IV. Les protestations de la Guinée équatoriale et les efforts de régler le
différend par voie de négociation, conciliation ou arbitrage
15. La Guinée équatoriale a protesté de manière constante. En même temps, elle a cherché à
trancher le différend par voie de négociation, conciliation ou arbitrage. En particulier, devant - 20 -
l’absence de réaction de la France à ces propositions contenues dans un premier
mémorandum , la Guinée équatoriale a adressé un second mémorandum avec une note verbale
de son ambassadeur à Paris en date du 2 février 2016, suggérant un arbitrage sous l’égide de la
Cour permanente d’arbitrage de La Haye, conformément à son règlement facultatif de conciliation
et de son règlement facultatif pour l’arbitrage des différends entre deux Etats . C’est alors que, par
une note verbale du ministère des affaires étrangères et du développement international en date
du 17 mars 2016, la France a répondu par un refus à l’offre de règlement du différend de la
Guinée équatoriale.
16. Le 12 septembre 2016, l’ambassade de Guinée équatoriale à Paris a protesté vivement
par note verbale contre l’ordonnance de renvoi du 5 septembre 2016. Il n’y a pas eu depuis de
réponse de la part de la France.
V. Conclusions
17. Il résulte donc de tout ce qui précède que les juridictions françaises sont bien décidées à
poursuivre les procédures pénales contre le vice-président de la Guinée équatoriale, et les autorités
françaises semblent ne pouvoir rien faire pour y mettre fin. C’est la raison pour laquelle la
Guinée équatoriale a introduit une requête contre la France, et, en raison des développements
récents que je viens de décrire, elle a été obligée de saisir la Cour d’une demande en indication de
mesures conservatoires.
18. Monsieur le président, Mesdames et Messieurs les juges, j’en ai terminé avec mon
intervention.
19. Je vous remercie, Monsieur le président, Mesdames et Messieurs les juges, de l’attention
que vous avez bien voulu m’accorder. Je vous prie très respectueusement, Monsieur le président,
de donner à présent la parole à sir Michael Wood.
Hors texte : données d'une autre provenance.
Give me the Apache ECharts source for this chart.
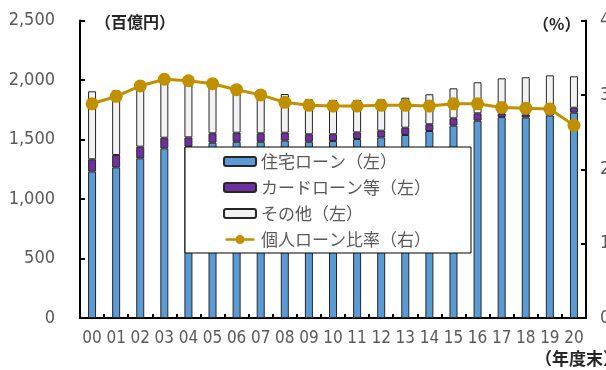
<!DOCTYPE html>
<html>
<head>
<meta charset="utf-8">
<script src="https://cdn.jsdelivr.net/npm/echarts@6/dist/echarts.min.js"></script>
<style>
  html, body { margin: 0; padding: 0; background: #fff; }
  #chart { width: 606px; height: 370px; }
</style>
</head>
<body>
<div id="chart"></div>
<script>
// Fiscal year-end labels
const years = ['00','01','02','03','04','05','06','07','08','09','10',
               '11','12','13','14','15','16','17','18','19','20'];

// Outstanding balances (百億円), stacked
const housingLoans = [1230, 1266, 1342, 1426, 1440, 1473, 1481, 1481, 1490, 1481, 1487,
                      1504, 1518, 1538, 1571, 1616, 1658, 1688, 1685, 1702, 1725];
const cardLoans    = [104, 104, 98, 89, 78, 79, 76, 71, 67, 63, 57,
                      56, 56, 61, 57, 62, 62, 30, 25, 18, 42];
const otherLoans   = [571, 542, 510, 483, 472, 410, 345, 320, 325, 294, 288,
                      272, 264, 252, 252, 252, 261, 296, 313, 319, 264];

// Personal loan ratio (%)
const loanRatio = [2.88, 2.98, 3.12, 3.21, 3.19, 3.15, 3.07, 3.00, 2.90, 2.86, 2.85,
                   2.85, 2.86, 2.86, 2.85, 2.88, 2.88, 2.83, 2.82, 2.81, 2.59];

// Axis ticks
const leftTicks = { min: 0, max: 2500, interval: 500 };
const rightTicks = { min: 0, max: 4, interval: 1 };

const seriesNames = ['住宅ローン（左）', 'カードローン等（左）', 'その他（左）', '個人ローン比率（右）'];

const numFont = "'Liberation Sans Narrow', 'DejaVu Sans Condensed', 'Liberation Sans', sans-serif";
const jpFont = "'Noto Sans CJK JP', sans-serif";
const gray = '#595959';
const edge = '#262626';
const gold = '#C09000';

// Legend glyph for the ratio line: a bar of line with a dot in the middle
const lineDotIcon = 'path://M0,3 L32,3 L32,6 L0,6 Z M11,4.5 A5,5 0 1,1 21,4.5 A5,5 0 1,1 11,4.5 Z';

const chart = echarts.init(document.getElementById('chart'), null, { renderer: 'canvas' });

const barCommon = {
  type: 'bar',
  stack: 'total',
  barWidth: 8,
  yAxisIndex: 0,
  animation: false
};

chart.setOption({
  animation: false,
  grid: { left: 80, right: 20, top: 20.5, bottom: 52, containLabel: false, outerBoundsMode: 'none' },
  legend: {
    orient: 'vertical',
    left: 185,
    top: 147,
    padding: [6, 40, 5, 38],
    itemGap: 9,
    itemWidth: 32,
    itemHeight: 9,
    backgroundColor: '#ffffff',
    borderColor: '#000000',
    borderWidth: 1,
    borderRadius: 0,
    data: [
      seriesNames[0],
      seriesNames[1],
      seriesNames[2],
      { name: seriesNames[3], icon: lineDotIcon, itemStyle: { color: gold, borderWidth: 0 } }
    ],
    textStyle: { fontFamily: jpFont, fontSize: 17, color: gray, lineHeight: 17 }
  },
  xAxis: {
    type: 'category',
    data: years,
    boundaryGap: true,
    axisLine: { lineStyle: { color: '#000', width: 2 } },
    axisTick: { show: true, inside: true, length: 4, lineStyle: { color: '#000', width: 2 } },
    axisLabel: { fontFamily: numFont, fontSize: 17, color: gray, margin: 12, interval: 0 }
  },
  yAxis: [
    {
      type: 'value',
      min: leftTicks.min, max: leftTicks.max, interval: leftTicks.interval,
      splitLine: { show: false },
      axisLine: { show: true, lineStyle: { color: '#000', width: 2 } },
      axisTick: { show: true, inside: true, length: 5, lineStyle: { color: '#000', width: 2 } },
      axisLabel: {
        fontFamily: numFont, fontSize: 18, color: gray, margin: 25,
        formatter: v => v.toLocaleString('en-US')
      }
    },
    {
      type: 'value',
      min: rightTicks.min, max: rightTicks.max, interval: rightTicks.interval,
      splitLine: { show: false },
      axisLine: { show: true, lineStyle: { color: '#000', width: 2 } },
      axisTick: { show: true, inside: true, length: 5, lineStyle: { color: '#000', width: 2 } },
      axisLabel: { fontFamily: numFont, fontSize: 18, color: gray, margin: 14 }
    }
  ],
  series: [
    Object.assign({}, barCommon, {
      name: seriesNames[0],
      data: housingLoans,
      itemStyle: { color: '#5B9BD5', borderColor: edge, borderWidth: 1 }
    }),
    Object.assign({}, barCommon, {
      name: seriesNames[1],
      data: cardLoans,
      itemStyle: { color: '#7030A0', borderColor: edge, borderWidth: 1 }
    }),
    Object.assign({}, barCommon, {
      name: seriesNames[2],
      data: otherLoans,
      itemStyle: { color: '#F2F2F2', borderColor: edge, borderWidth: 1 }
    }),
    {
      name: seriesNames[3],
      type: 'line',
      yAxisIndex: 1,
      data: loanRatio,
      symbol: 'circle',
      symbolSize: 13,
      z: 5,
      lineStyle: { color: gold, width: 3 },
      itemStyle: { color: gold }
    }
  ],
  graphic: [
    {
      type: 'text', left: 95, top: 14,
      style: { text: '（百億円）', font: "bold 16px 'Noto Sans CJK JP'", fill: '#262626' }
    },
    {
      type: 'text', left: 533, top: 16,
      style: { text: '（%）', font: "bold 16px 'Noto Sans CJK JP'", fill: '#262626' }
    },
    {
      type: 'text', left: 535, top: 350,
      style: { text: '（年度末）', font: "bold 17px 'Noto Sans CJK JP'", fill: '#262626' }
    }
  ]
});
</script>
</body>
</html>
Le VICE-PRESIDENT, faisant fonction de président : Je remercie
e
M Jean-Charles Tchikaya et je donne la parole maintenant à sir Michael Wood. You have the
floor, Sir Michael.
6Requête introductive d’instance, annexe 12. - 21 -
Sir Michael WOOD:
3. THE CONDITIONS FOR PROVISIONAL MEASURES ARE MET :
IMMUNITY OF THE V ICE-P RESIDENT
I. Introduction
1. Mr. President, Members of the Court, it is a great honour for me to appear before you, and
to do so on behalf of Equatorial Guinea.
2. Having regard to the conditions for the indication of provisional measures, as they appear
from the Statute, the Rules and the jurisprudence of the Court, I shall address the following matters:
First, I shall explain that the condition of prima facie jurisdiction over the substance of the
dispute is satisfied.
I shall next show that the rights claimed by Equatorial Guinea are at least plausible.
And that there exists a sufficient link between the rights which are the object of the case and
the provisional measures requested.
And finally, I shall explain that there exists a real and imminent risk that irreparable prejudice
would be caused to the rights in dispute before the Court gives its final decision, that is, that the
criterion of urgency is met. I shall do so with respect to Equatorial Guinea’s right to respect for
the immunity from foreign criminal jurisdiction of its Vice-President, charged with National
Defence and State Security.
3. My colleague Professor Kamto will then address the risk of irreparable prejudice in
respect of the rights of Equatorial Guinea concerning the building at 42 avenue Foch in Paris,
where the premises of the Embassy of Equatorial Guinea are located.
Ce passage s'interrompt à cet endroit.